→ **Excerpted records**

.....

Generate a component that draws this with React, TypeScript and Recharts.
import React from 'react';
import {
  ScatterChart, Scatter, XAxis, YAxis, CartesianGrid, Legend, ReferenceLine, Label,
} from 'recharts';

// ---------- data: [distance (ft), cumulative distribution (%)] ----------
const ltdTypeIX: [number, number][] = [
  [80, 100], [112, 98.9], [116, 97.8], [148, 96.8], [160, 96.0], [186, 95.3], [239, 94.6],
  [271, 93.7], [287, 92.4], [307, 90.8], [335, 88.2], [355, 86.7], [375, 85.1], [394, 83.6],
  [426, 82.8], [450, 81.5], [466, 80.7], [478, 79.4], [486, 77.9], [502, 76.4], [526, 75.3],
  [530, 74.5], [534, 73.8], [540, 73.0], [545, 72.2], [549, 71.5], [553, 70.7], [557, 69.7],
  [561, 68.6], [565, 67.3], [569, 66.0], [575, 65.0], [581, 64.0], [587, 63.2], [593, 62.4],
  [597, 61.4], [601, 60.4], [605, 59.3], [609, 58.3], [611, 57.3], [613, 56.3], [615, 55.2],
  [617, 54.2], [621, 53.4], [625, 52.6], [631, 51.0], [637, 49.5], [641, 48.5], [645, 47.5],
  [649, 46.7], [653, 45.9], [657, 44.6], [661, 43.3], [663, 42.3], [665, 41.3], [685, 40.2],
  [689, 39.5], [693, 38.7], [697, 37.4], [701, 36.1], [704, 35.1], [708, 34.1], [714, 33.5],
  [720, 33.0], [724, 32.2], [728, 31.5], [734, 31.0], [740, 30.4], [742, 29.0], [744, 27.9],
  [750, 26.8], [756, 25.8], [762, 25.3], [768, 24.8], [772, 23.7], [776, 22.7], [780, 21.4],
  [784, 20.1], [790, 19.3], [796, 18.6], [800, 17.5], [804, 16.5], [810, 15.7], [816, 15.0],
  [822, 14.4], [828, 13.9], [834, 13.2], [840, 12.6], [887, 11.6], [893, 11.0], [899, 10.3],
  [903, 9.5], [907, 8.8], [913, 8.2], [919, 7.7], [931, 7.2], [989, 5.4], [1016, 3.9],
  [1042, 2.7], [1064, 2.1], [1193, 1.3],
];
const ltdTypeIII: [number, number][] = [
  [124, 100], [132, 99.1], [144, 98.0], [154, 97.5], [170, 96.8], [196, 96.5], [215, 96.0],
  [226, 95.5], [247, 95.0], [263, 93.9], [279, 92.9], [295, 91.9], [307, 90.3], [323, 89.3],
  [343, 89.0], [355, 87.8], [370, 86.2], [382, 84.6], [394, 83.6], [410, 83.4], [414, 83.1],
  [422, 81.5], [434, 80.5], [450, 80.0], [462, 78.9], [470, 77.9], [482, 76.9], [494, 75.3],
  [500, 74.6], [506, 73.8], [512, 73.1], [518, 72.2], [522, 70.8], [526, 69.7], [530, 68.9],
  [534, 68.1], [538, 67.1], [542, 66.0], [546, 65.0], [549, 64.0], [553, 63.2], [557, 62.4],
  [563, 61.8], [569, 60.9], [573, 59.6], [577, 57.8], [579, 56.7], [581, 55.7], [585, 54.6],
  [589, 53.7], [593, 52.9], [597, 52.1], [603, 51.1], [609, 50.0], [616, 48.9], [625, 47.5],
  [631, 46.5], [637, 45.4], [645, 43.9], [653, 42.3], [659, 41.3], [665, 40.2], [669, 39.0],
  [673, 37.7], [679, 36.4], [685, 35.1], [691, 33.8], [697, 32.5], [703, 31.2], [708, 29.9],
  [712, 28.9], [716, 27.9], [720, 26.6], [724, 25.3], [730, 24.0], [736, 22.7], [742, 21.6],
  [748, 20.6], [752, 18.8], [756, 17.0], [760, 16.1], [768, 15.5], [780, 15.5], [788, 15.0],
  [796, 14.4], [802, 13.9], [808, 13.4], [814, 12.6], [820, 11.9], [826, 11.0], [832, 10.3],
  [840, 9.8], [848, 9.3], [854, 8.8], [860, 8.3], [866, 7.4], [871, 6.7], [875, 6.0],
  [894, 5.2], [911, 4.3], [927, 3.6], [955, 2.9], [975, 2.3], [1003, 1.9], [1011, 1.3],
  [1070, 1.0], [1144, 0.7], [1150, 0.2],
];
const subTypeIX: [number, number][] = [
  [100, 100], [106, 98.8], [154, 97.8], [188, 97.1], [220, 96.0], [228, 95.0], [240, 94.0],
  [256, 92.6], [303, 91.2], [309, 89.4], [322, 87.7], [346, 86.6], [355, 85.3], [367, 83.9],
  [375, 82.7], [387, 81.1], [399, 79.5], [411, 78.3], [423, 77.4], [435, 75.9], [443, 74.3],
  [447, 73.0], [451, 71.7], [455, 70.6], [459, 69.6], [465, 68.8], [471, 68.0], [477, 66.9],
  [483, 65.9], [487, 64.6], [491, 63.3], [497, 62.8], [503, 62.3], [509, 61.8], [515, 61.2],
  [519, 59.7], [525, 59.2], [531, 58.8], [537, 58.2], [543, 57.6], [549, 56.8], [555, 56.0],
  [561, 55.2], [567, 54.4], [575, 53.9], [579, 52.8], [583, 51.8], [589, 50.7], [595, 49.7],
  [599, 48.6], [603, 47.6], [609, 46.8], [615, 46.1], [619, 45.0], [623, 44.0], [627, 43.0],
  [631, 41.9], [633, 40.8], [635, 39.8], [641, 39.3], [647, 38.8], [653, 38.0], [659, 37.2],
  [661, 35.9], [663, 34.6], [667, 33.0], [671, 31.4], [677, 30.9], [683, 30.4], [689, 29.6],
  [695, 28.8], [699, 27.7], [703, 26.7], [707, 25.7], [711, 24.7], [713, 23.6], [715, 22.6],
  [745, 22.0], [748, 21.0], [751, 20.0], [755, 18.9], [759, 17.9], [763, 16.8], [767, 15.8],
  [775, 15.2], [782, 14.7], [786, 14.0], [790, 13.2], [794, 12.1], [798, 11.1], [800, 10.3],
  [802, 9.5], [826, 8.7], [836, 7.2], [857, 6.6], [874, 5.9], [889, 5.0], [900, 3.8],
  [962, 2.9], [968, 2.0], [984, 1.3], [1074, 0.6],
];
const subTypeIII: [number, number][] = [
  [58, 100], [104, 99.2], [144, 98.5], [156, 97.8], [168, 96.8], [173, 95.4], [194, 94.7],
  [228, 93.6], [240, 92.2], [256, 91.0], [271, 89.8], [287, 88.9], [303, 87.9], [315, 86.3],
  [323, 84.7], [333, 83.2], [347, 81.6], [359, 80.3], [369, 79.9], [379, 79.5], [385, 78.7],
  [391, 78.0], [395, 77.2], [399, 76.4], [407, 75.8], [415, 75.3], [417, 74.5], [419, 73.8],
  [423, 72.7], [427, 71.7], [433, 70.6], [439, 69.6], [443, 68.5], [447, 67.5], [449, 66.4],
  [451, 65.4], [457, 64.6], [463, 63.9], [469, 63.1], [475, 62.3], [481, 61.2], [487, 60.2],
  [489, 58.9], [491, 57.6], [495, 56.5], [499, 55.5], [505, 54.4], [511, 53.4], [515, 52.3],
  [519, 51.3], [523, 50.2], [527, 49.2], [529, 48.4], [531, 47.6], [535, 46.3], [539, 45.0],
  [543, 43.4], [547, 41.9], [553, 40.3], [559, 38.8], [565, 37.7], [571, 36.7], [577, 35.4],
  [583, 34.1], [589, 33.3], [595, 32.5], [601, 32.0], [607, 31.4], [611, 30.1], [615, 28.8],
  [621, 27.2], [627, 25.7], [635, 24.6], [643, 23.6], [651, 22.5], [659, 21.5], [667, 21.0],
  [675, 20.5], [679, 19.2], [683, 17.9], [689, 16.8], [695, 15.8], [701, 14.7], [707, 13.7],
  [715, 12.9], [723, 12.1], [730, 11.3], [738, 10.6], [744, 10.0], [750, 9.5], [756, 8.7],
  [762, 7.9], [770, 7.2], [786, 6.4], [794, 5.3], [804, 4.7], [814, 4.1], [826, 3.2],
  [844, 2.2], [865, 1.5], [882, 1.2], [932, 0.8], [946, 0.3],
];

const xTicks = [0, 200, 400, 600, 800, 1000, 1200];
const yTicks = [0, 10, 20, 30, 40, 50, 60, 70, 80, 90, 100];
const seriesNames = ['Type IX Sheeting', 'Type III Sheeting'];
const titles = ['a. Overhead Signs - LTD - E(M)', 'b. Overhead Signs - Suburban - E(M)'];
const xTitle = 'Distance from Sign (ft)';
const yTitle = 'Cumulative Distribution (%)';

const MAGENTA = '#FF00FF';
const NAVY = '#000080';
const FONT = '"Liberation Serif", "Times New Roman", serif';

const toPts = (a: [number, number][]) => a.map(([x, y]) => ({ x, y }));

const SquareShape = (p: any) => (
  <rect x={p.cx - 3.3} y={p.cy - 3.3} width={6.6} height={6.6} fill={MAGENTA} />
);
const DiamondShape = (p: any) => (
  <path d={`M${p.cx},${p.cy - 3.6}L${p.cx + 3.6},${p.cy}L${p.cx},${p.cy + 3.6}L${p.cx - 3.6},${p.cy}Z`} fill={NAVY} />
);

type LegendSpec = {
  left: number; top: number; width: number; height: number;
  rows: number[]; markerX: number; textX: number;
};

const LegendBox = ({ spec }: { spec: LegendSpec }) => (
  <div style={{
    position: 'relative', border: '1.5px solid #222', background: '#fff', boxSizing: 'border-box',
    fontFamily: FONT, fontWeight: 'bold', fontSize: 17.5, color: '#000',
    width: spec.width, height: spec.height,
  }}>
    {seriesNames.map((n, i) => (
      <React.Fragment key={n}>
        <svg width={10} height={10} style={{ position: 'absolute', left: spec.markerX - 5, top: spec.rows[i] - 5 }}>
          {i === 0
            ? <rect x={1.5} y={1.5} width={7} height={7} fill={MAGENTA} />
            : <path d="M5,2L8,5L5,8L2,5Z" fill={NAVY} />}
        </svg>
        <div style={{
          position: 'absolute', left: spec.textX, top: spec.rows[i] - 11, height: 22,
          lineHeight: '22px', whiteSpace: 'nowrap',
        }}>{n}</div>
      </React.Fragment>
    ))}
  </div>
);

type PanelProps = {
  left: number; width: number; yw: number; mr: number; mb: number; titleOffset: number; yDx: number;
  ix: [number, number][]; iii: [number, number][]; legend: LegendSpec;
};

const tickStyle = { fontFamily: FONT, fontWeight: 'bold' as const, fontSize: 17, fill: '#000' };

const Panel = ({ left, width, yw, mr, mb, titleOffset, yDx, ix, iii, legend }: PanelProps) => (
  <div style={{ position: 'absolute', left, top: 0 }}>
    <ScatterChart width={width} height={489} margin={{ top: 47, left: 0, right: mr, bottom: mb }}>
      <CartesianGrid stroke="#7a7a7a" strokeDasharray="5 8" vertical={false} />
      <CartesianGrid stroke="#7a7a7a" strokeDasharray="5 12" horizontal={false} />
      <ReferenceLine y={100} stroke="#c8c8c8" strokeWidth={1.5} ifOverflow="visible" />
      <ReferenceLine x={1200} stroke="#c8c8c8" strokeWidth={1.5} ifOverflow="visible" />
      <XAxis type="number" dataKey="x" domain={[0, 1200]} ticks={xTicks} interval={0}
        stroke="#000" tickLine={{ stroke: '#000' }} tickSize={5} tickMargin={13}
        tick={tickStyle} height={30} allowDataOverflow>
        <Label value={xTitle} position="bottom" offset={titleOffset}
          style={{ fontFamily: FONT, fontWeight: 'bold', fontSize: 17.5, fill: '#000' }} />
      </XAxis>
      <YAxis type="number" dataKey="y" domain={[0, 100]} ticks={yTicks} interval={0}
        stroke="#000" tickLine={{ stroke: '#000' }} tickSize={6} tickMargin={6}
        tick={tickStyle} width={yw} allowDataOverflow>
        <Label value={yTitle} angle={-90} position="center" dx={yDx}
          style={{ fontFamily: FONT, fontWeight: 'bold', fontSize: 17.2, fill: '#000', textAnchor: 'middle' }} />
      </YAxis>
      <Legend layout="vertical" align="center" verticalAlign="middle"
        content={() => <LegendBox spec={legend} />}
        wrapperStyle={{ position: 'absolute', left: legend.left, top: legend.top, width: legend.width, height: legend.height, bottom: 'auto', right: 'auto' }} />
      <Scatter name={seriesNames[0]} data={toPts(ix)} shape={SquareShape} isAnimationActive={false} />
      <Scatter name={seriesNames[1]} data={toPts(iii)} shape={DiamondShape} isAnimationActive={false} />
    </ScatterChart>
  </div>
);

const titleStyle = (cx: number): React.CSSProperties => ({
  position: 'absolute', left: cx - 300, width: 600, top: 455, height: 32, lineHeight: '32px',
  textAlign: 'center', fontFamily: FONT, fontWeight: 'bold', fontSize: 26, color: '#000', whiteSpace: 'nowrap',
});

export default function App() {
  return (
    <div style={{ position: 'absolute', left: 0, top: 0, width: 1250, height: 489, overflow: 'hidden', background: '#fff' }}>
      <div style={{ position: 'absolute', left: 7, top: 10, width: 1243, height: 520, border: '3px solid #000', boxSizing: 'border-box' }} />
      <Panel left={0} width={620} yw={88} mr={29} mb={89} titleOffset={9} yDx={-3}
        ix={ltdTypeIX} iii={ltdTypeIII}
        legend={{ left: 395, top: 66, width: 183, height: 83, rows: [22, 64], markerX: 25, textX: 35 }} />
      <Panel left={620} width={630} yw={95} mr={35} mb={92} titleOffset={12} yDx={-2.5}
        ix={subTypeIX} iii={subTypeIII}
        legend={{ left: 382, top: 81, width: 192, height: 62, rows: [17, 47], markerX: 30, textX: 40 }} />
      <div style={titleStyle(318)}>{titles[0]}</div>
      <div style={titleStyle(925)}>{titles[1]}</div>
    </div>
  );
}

.....

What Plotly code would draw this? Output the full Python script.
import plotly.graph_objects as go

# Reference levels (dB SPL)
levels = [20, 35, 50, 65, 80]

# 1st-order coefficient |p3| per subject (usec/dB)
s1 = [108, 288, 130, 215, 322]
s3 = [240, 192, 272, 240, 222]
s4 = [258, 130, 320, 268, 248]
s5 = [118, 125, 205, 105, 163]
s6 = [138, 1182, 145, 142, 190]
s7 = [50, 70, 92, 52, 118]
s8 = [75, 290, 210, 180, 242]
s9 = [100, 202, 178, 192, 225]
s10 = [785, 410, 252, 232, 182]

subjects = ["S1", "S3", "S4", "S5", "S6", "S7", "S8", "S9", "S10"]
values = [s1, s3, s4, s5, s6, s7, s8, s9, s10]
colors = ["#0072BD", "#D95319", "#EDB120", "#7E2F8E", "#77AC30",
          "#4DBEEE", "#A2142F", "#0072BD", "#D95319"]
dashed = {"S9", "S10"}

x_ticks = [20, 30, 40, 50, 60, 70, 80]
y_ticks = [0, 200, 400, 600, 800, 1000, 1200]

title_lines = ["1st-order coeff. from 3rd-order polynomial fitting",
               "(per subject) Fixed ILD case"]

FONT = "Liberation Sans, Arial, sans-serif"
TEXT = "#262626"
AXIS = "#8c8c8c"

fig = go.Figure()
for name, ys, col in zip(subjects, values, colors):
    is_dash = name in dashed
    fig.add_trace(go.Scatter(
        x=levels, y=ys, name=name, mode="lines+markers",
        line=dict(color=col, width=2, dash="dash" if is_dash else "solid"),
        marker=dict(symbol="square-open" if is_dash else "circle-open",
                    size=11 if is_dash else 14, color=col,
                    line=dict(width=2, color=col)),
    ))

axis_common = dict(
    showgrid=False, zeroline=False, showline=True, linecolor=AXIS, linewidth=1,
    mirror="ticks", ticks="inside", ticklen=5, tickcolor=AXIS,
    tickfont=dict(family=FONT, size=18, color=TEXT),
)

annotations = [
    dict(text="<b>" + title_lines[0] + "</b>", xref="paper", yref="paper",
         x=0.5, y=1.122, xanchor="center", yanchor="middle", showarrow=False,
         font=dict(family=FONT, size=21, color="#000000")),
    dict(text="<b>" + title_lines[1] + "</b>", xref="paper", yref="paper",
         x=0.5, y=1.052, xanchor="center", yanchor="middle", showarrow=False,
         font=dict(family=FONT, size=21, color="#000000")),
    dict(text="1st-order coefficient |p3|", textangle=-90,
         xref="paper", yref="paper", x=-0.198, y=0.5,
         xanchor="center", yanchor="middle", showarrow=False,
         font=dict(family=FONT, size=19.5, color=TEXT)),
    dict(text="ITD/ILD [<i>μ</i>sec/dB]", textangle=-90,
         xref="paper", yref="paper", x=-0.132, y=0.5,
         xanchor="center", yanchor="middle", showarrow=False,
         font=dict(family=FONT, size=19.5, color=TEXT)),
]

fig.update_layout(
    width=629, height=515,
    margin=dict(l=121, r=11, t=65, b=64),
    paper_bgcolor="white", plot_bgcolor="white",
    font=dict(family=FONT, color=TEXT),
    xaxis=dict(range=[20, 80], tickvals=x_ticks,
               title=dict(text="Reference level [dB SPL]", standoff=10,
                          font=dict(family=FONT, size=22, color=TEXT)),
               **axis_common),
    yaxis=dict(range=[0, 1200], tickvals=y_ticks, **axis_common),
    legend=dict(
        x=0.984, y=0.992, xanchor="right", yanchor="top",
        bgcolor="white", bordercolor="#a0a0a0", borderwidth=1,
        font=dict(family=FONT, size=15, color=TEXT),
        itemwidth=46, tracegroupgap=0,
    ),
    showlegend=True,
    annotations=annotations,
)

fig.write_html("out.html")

.....

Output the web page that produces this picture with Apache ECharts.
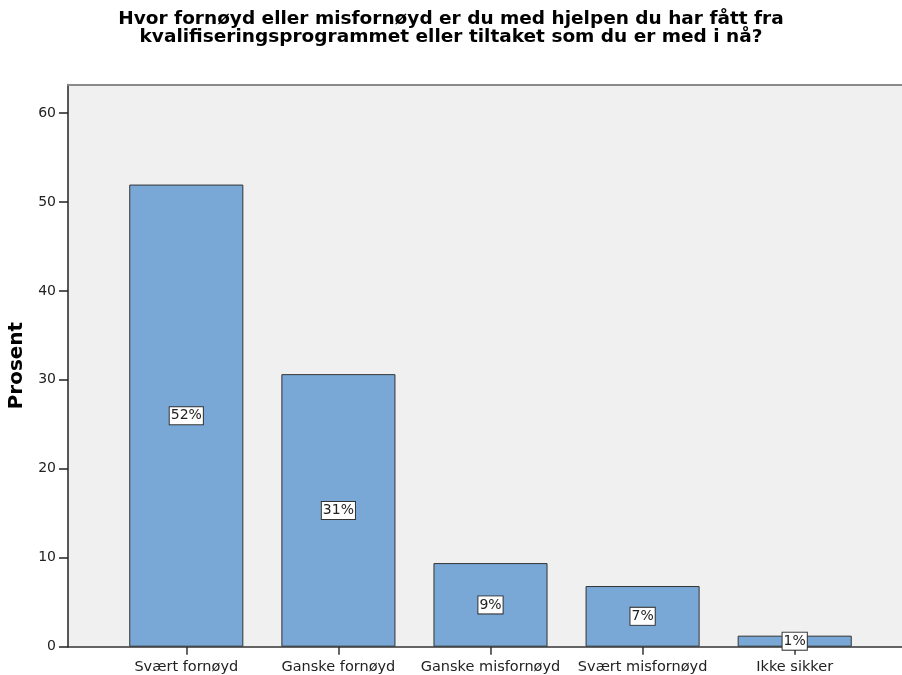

.....

→ **Goal of the exercise**
Begin at the line that has "What Plotly code"; stop after the line that has "levels = [20, 35, 50, 65, 80]". Copy every line in that span exactly.

→ **Result of the exercise**
What Plotly code would draw this? Output the full Python script.
import plotly.graph_objects as go

# Reference levels (dB SPL)
levels = [20, 35, 50, 65, 80]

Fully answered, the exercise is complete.